The counter-argument
The strongest critique is that Qdrant is dressing up a database with cloud features that every serious infrastructure vendor already offers. GPU acceleration, multi-zone resilience, and audit logs sound like standard platform hygiene, not a breakthrough. There is also a broader objection: the vector database market is crowded, and enterprises may prefer to consolidate on a larger cloud provider rather than adopt a specialized service.

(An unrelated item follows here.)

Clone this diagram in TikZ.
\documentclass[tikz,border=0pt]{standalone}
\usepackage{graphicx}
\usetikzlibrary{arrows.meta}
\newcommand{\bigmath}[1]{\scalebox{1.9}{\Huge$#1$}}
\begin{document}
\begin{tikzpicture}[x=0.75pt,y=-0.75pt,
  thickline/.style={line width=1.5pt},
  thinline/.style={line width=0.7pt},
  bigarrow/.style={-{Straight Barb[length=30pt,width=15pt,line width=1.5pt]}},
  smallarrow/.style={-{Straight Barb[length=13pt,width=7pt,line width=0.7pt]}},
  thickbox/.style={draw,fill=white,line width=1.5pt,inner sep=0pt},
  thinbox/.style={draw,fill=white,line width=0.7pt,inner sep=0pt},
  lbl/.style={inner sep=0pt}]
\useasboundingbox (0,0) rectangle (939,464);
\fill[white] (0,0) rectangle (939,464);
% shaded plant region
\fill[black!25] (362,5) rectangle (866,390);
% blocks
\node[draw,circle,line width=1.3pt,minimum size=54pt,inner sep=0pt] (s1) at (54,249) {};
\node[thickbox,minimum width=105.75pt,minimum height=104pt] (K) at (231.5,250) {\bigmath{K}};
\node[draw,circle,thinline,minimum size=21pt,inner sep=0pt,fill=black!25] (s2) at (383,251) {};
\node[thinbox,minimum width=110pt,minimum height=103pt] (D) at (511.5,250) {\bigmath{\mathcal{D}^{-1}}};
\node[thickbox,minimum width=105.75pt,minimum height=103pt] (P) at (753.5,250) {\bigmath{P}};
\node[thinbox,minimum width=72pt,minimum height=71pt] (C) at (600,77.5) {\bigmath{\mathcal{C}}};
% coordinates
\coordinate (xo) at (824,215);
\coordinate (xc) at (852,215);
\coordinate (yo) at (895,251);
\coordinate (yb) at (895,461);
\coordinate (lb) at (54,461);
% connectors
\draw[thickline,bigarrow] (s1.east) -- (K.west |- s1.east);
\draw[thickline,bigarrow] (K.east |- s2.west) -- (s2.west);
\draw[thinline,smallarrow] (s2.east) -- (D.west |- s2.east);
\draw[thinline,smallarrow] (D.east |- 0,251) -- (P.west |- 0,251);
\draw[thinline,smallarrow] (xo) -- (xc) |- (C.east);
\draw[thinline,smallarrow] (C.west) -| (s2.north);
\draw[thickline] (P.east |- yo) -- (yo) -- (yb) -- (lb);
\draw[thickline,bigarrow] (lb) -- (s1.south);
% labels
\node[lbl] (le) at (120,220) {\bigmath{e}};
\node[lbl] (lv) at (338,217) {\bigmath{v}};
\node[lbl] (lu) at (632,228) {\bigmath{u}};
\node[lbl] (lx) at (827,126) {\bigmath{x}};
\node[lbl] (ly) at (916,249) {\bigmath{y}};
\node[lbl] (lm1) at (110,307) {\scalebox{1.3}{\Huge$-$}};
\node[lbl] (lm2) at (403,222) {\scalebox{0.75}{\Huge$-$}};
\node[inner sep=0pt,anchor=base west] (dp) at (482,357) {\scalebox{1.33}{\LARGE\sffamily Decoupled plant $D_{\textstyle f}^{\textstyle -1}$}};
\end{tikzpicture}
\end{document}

That objection is fair, but it misses the point of specialization. Vector retrieval has unique performance characteristics, and AI workloads punish generic database assumptions. A general-purpose cloud stack can offer availability and logging, but it does not automatically optimize the indexing path for embeddings or the latency profile of semantic search. Qdrant does not need to reinvent enterprise infrastructure to win. It needs to make retrieval fast enough, durable enough, and auditable enough that teams stop treating it as experimental.
What to do with this
If you are an engineer or platform owner, stop evaluating vector databases on demo quality and start testing them under failure, load, and audit pressure. Benchmark retrieval latency with realistic embedding sizes, kill nodes during writes, and verify whether your logs can satisfy security review. If you are a founder or PM, treat retrieval as core product plumbing and budget for the features that keep it trustworthy. The AI stack is moving from prototype to operations, and the winners will be the vendors that make the boring parts fast, durable, and visible.